Prenons l'exemple des plans locaux d'urbanisme (PLU). Pour les élaborer, on part des chiffres constatés sur les dix dernières années et on les projette sur les dix prochaines. Mais cette arithmétique ne tient pas compte des dynamiques ! Le maire précédent a pu ne pas faire d'efforts pour accueillir de nouveaux résidents et son successeur peut avoir l'ambition inverse. Avec ce système, ce dernier se trouve bloqué : on lui explique qu'il n'a consommé qu'un hectare les années précédentes et qu'il ne peut donc pas prétendre à beaucoup plus...

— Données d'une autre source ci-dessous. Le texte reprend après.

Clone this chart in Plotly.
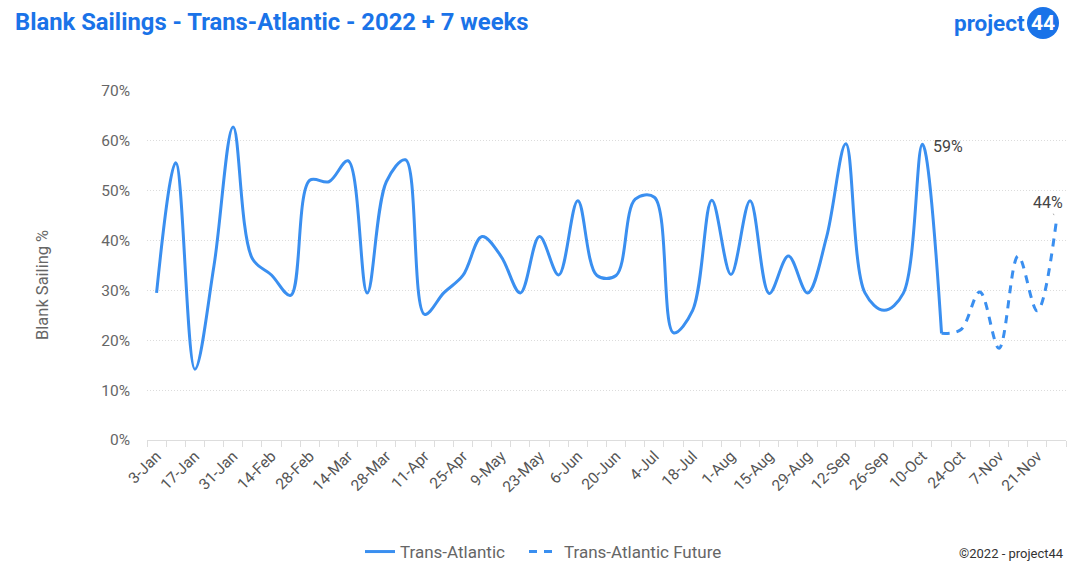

Dans le quotidien du maire, la compétence de l'eau est sacrée, la fuite d'eau étant l'un des éléments auquel le maire est identifié. Transférer cette compétence aux intercommunalités comme le prévoit la loi de 2016, c'est nous enlever une légitimité et un pouvoir. Sans refaire la loi, nous pourrions imaginer un transfert à la carte. Je conçois que le maire d'une petite commune du bassin parisien ne tienne pas du tout le même raisonnement que moi, mais dans une commune de montagne où la source est sacrée, il faut nous laisser cette compétence ! En cas de fuite, un seul téléphone sonne : c'est celui du maire et les demandes sont pressantes.

À l'horizon de 2030, je crains donc que le maire ne soit devenu progressivement un guichet unique des pleurs et des mécontentements et qu'il soit dépourvu des moyens d'agir. Nos citoyens nous voient comme celui qui a le pouvoir de régler les problèmes. Si l'on nous enlève ce pouvoir, nous sommes perdus.